Spanish Art History

The history of Spanish art is quite remarkable; many different artistic movements have taken place within the peninsula throughout the centuries. Learn more about them.
Small-sized Pre-Romanesque and Romanesque churches, Gothic wood-carvings, triptychs and illuminated books are some fine examples of the Christian side of Spanish art history, while the Moorish palaces and mosques of Al-Andalus (Granada, Cordoba, and Seville) form an important part of the Muslim side of the country's diverse cultural heritage.

16th-century Spain welcomed the influence of the Italian Renaissance, as many Spanish artists visited the neighboring country to acquire first-hand knowledge of the latest aesthetic and technical developments. The Spanish Renaissance was characterized by the prominence of religious subject matter since the Church was the main patron of the arts. Painting and literature, however, would flourish in the 17th century, which is regarded as the Golden Age of Spanish culture. Seville, Madrid, and Valladolid were active artistic centers, attracting painters such as El Greco, Ribera, and Velázquez, and writers such as Cervantes, Quevedo, and Góngora. While pictorial subject matter barely altered, religious themes would now be painted with naturalistic realism. Monarchs commissioned portraits and history paintings, into which artists gradually introduced new sources of inspiration, often taken from everyday life.
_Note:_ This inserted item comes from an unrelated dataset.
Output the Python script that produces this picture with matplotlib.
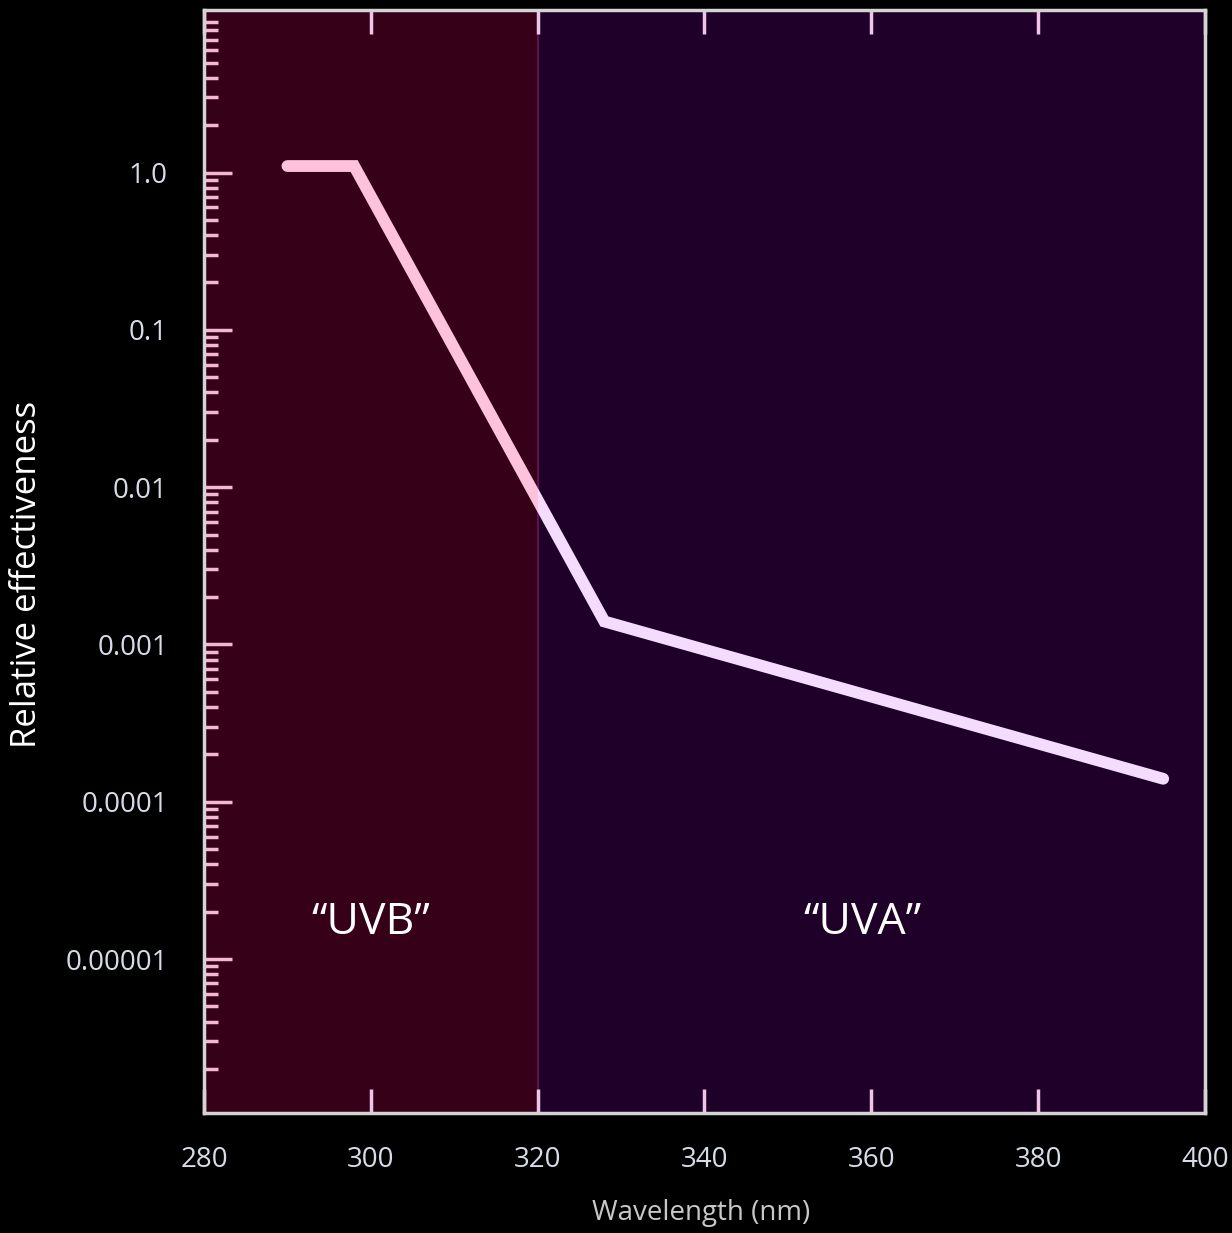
import matplotlib
matplotlib.use('Agg')
from matplotlib import pyplot as plt
from matplotlib import ticker

# Data
wavelength = [290, 298, 328, 395]
effectiveness = [1.1, 1.1, 0.0014, 0.00014]

ytick_vals = [1.0, 0.1, 0.01, 0.001, 0.0001, 0.00001]
ytick_labels = ['1.0', '0.1', '0.01', '0.001', '0.0001', '0.00001']
xtick_vals = [280, 300, 320, 340, 360, 380, 400]

uvb_range = (280, 320)
uva_range = (320, 400)
band_names = ['\u201cUVB\u201d', '\u201cUVA\u201d']
band_label_x = [300, 359]
band_label_y = 1.7e-5

plt.rcParams['font.family'] = ['Open Sans', 'DejaVu Sans']

fig = plt.figure(figsize=(12.32, 12.33), dpi=100, facecolor='black')
ax = fig.add_axes([0.1656, 0.0973, 0.978 - 0.1656, 0.9919 - 0.0973])
ax.set_facecolor('black')

# Shaded bands
uvb = ax.axvspan(*uvb_range, color='#350018', lw=0, zorder=0)
uva = ax.axvspan(*uva_range, color='#1e0028', lw=0, zorder=0)
ax.axvline(320, color='#6a1458', lw=1.2, zorder=1)

# Curve: pink in the UVB band, lavender in the UVA band
line_b, = ax.plot(wavelength, effectiveness, color='#ffc2dc', lw=8.5,
                  solid_capstyle='round', solid_joinstyle='miter', zorder=3)
line_b.set_clip_path(uvb)
line_a, = ax.plot(wavelength, effectiveness, color='#f5dcff', lw=8.5,
                  solid_capstyle='round', solid_joinstyle='miter', zorder=3)
line_a.set_clip_path(uva)

for name, xpos in zip(band_names, band_label_x):
    ax.text(xpos, band_label_y, name, color='white', fontsize=32,
            ha='center', va='center', zorder=4)

# Axes formatting
ax.set_yscale('log')
ax.set_xlim(280, 400)
ax.set_ylim(1.05e-6, 10.8)

ax.set_xticks(xtick_vals)
ax.set_yticks(ytick_vals)
ax.yaxis.set_major_formatter(ticker.FixedFormatter(ytick_labels))
ax.yaxis.set_minor_locator(ticker.LogLocator(base=10, subs=range(2, 10), numticks=20))
ax.yaxis.set_minor_formatter(ticker.NullFormatter())

ax.tick_params(axis='x', which='major', direction='in', top=True, bottom=True,
               length=17, width=2.5, color='#f0c4e8', labelcolor='#d8dce8',
               labelsize=20, pad=24)
ax.tick_params(axis='y', which='major', direction='in', left=True, right=False,
               length=20, width=2.5, color='#f4b8d4', labelcolor='#d8dce8',
               labelsize=20, pad=26)
ax.tick_params(axis='y', which='minor', direction='in', left=True, right=False,
               length=10, width=2.5, color='#f4b8d4')

for spine in ax.spines.values():
    spine.set_color('#d4d4d4')
    spine.set_linewidth(2.5)

ax.set_xlabel('Wavelength (nm)', color='#c8c8c8', fontsize=20)
ax.xaxis.set_label_coords(0.497, -0.078)
ax.set_ylabel('Relative effectiveness', color='white', fontsize=25)
ax.yaxis.set_label_coords(-0.160, 0.488)

fig.savefig('out.png', dpi=100, facecolor='black')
The decadence of the Baroque led to Rococo and then to Neoclassicism, movements which were clearly indebted to their French counterparts. The most significant painter of the 18th century was Francisco de Goya. A painter of notable portraits of the monarchy (The Family of Charles IV), Goya would subsequently focus on social and political subject matter, turning to the French occupation of Spain to depict the horrors of war. Practically confined to his home La Quinta del Sordo (so called due to the artist's deafness), Goya devoted the last days of his life to darker, even mournful, subject matter.

Spain's contribution to 20th-century art can be summed up in two essential and revolutionary movements, Cubism and Surrealism.
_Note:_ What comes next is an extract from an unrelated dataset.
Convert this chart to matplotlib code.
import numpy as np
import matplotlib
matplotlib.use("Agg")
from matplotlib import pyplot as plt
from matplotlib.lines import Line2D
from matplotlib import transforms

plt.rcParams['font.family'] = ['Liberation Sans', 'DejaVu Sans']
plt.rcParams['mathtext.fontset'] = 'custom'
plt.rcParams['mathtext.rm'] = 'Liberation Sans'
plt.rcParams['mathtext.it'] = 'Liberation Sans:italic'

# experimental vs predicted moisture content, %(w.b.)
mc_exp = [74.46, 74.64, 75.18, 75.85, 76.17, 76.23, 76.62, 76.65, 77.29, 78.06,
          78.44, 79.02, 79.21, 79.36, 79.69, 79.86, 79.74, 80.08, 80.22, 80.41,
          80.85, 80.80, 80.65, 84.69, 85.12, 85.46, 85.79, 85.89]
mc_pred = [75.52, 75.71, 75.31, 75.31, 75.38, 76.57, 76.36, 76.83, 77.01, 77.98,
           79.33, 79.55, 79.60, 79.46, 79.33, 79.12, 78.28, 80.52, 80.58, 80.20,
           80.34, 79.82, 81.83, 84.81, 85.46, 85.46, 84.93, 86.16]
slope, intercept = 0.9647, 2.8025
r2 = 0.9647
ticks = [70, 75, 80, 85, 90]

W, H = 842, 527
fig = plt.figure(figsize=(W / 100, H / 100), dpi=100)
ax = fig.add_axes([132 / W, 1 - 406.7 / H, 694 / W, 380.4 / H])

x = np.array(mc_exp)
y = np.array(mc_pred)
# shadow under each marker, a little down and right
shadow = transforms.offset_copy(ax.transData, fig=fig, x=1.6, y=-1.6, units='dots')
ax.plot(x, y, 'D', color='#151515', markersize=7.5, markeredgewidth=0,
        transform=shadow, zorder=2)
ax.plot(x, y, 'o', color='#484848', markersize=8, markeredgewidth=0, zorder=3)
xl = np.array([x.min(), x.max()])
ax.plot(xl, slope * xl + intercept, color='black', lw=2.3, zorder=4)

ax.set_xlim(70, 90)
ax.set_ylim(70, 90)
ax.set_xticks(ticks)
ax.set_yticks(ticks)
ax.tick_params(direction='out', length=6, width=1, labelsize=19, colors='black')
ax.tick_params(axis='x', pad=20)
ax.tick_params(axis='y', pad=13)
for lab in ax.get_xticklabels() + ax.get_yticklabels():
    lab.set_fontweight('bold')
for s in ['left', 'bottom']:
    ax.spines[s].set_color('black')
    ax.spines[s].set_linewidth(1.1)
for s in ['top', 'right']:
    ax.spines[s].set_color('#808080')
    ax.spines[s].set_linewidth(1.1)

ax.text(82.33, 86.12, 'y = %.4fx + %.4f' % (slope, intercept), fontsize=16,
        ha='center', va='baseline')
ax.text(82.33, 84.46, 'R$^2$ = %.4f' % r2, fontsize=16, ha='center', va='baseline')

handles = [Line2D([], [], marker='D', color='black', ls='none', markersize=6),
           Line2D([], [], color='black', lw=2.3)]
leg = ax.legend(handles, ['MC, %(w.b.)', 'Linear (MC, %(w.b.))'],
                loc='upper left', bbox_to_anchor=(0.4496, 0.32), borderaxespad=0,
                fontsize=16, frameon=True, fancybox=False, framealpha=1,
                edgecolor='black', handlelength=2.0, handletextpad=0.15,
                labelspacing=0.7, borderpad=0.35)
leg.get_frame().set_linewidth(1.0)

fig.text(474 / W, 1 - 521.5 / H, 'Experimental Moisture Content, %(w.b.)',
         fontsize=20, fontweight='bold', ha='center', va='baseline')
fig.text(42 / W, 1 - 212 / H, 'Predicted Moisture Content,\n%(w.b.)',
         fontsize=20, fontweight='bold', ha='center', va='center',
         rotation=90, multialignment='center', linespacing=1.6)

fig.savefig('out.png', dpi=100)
Spanish Cubism was a reaction to traditional modes of representation, characterized by single viewpoint perspective. Pablo Picasso and Georges Braque abandoned this premise, thereby introducing the fourth dimension (time) in painting. The style was characterized by its use of geometric shapes, interlocking planes, and austere color range; it would also receive the influence of primitive art, chiefly African tribal masks and Iberian pottery.
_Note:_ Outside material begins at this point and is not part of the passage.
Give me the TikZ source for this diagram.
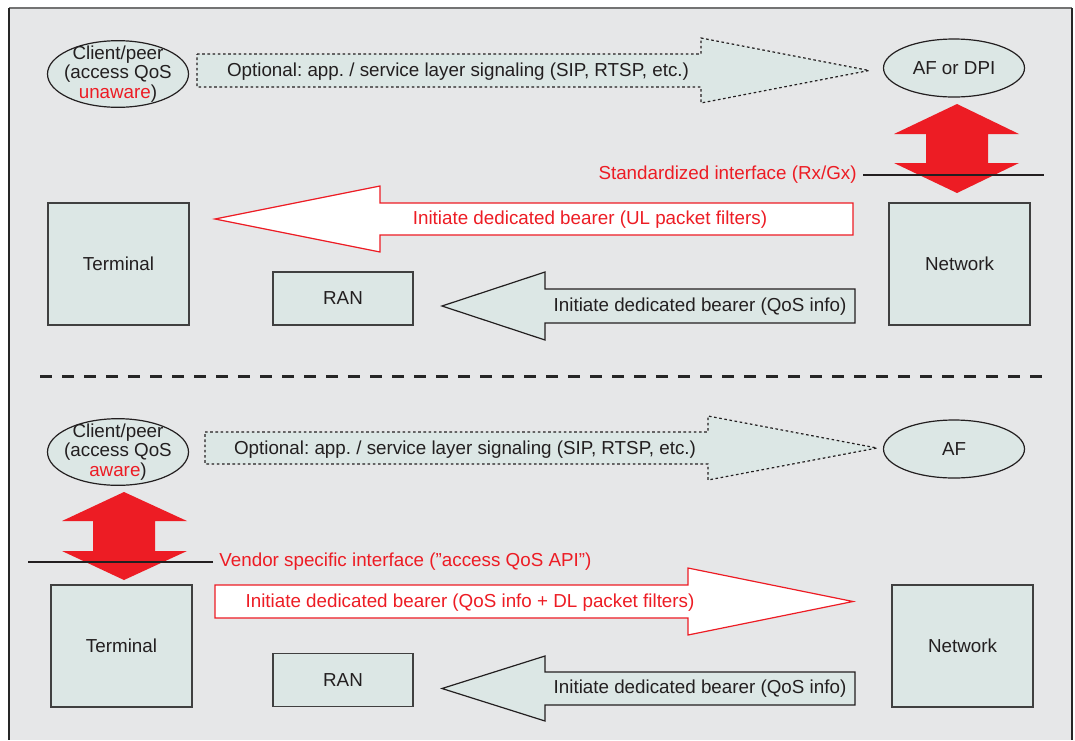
\documentclass[tikz,border=0pt]{standalone}
\usepackage{fontspec}
\setmainfont{Liberation Sans}
\usetikzlibrary{shapes.geometric, positioning}
\definecolor{bggray}{HTML}{E6E7E8}
\definecolor{boxfill}{HTML}{DCE7E5}
\definecolor{sigred}{HTML}{ED1C24}
\definecolor{inkblack}{HTML}{231F20}
\frenchspacing

\begin{document}
\begin{tikzpicture}[x=0.5pt, y=-0.5pt, text=inkblack,
    font=\fontsize{9.4}{9}\selectfont,
    peer/.style={ellipse, draw=inkblack, line width=0.6pt, fill=boxfill,
      inner sep=-2.4pt, minimum width=70.5pt, minimum height=33pt, align=center,
      font=\fontsize{9.4}{9.8}\selectfont},
    afnode/.style={ellipse, draw=inkblack, line width=0.6pt, fill=boxfill,
      inner sep=0pt, minimum width=70.5pt, minimum height=29pt},
    entity/.style={draw=black!75, line width=0.9pt, fill=boxfill,
      inner sep=0pt, minimum width=70.5pt, minimum height=61pt},
    ranbox/.style={entity, minimum width=70pt, minimum height=26.5pt},
    sigarrow/.style={draw=inkblack, fill=boxfill, line width=0.6pt,
      dash pattern=on 1.3pt off 1.3pt},
    bearer/.style={draw=sigred, fill=white, line width=0.6pt},
    qosarrow/.style={draw=inkblack, fill=boxfill, line width=0.6pt},
    ifarrow/.style={fill=sigred},
    ifline/.style={draw=inkblack, line width=1.2pt},
    redlabel/.style={text=sigred}]

  % Frame
  \useasboundingbox (0,0) rectangle (1075,740);%
  \fill [bggray] (9,8) rectangle (1072,740);%
  \draw [black!55, line width=1pt] (9,8) -- (1072,8);%
  \draw [black!85, line width=1pt] (9,8) -- (9,740);%
  \draw [black!85, line width=1pt] (1072,8) -- (1072,740);%

  % Upper case: client unaware
  % -- nodes
  \node [peer] (C1) at (118,74) {Client/peer\\(access QoS\\\textcolor{sigred}{unaware})};%
  \node [afnode] (AF1) at (954,68) {AF or DPI};%
  \node [entity] (Term1) at (118.5,264) {Terminal};%
  \node [entity] (Net1) at (959.5,264) {Network};%
  \node [ranbox] (RAN1) at (343,298.5) {RAN};%
  % -- block arrows
  \draw [sigarrow] (197,54) -- (701,54) -- (701,38) -- (869,70.5) -- (701,103)
  -- (701,87) -- (197,87) -- cycle;%
  \draw [bearer] (853,203) -- (380,203) -- (380,186) -- (215,219) -- (380,252)
  -- (380,235) -- (853,235) -- cycle;%
  \draw [qosarrow] (855,289) -- (545,289) -- (545,272) -- (442,306) -- (545,340)
  -- (545,323) -- (855,323) -- cycle;%
  \fill [ifarrow] (957,104) -- (1019,134) -- (988,134) -- (988,163) -- (1019,163)
  -- (957,193) -- (894,163) -- (926,163) -- (926,134) -- (894,134) -- cycle;%
  % -- labels
  \node (Sig1) at (458,72) {Optional: app. / service layer signaling (SIP, RTSP, etc.)};%
  \node [redlabel] (UL) at (590,220) {Initiate dedicated bearer (UL packet filters)};%
  \node (Qos1) at (700,307) {Initiate dedicated bearer (QoS info)};%
  \node [redlabel, anchor=east, inner sep=0pt] (Std) at (857,175) {Standardized interface (Rx/Gx)};%
  \draw [ifline] ([xshift=3pt]Std.east) -- ++(181,0);%

  % Separator
  \draw [black!85, line width=1.5pt, dash pattern=on 6pt off 5pt] (40,376) -- (1050,376);%

  % Lower case: client aware
  % -- nodes
  \node [peer] (C2) at (118,452) {Client/peer\\(access QoS\\\textcolor{sigred}{aware})};%
  \node [afnode] (AF2) at (954,449) {AF};%
  \node [entity] (Term2) at (121.5,646) {Terminal};%
  \node [entity] (Net2) at (962.5,646) {Network};%
  \node [ranbox] (RAN2) at (343,680) {RAN};%
  % -- block arrows
  \draw [sigarrow] (205,432) -- (708,432) -- (708,416) -- (877,448) -- (708,480)
  -- (708,464) -- (205,464) -- cycle;%
  \draw [bearer] (215,585) -- (688,585) -- (688,568) -- (853,601.5) -- (688,635)
  -- (688,618) -- (215,618) -- cycle;%
  \draw [qosarrow] (855,672) -- (545,672) -- (545,656) -- (442,688.5) -- (545,721)
  -- (545,705) -- (855,705) -- cycle;%
  \fill [ifarrow] (124,492) -- (187,521) -- (155,521) -- (155,551) -- (187,551)
  -- (124,580) -- (62,551) -- (93,551) -- (93,521) -- (62,521) -- cycle;%
  % -- labels
  \node (Sig2) at (465,450) {Optional: app. / service layer signaling (SIP, RTSP, etc.)};%
  \node [redlabel] (DL) at (470,603) {Initiate dedicated bearer (QoS info + DL packet filters)};%
  \node (Qos2) at (700,689) {Initiate dedicated bearer (QoS info)};%
  \node [redlabel, anchor=west, inner sep=0pt] (Vendor) at (219,562) {Vendor specific interface (”access QoS API”)};%
  \draw [ifline] ([xshift=-3pt]Vendor.west) -- ++(-185,0);%
\end{tikzpicture}
\end{document}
Surrealism, which followed on from the radical anti-art movement Dada, sought to explore and express the subconscious, both in painting and in literature. The irrational imagery of dreams, drawing largely on Freudian theories, would be an important source of inspiration for Surrealist poets and painters, both representational and abstract, as exemplified in the works of Salvador Dalí and Joan Miró.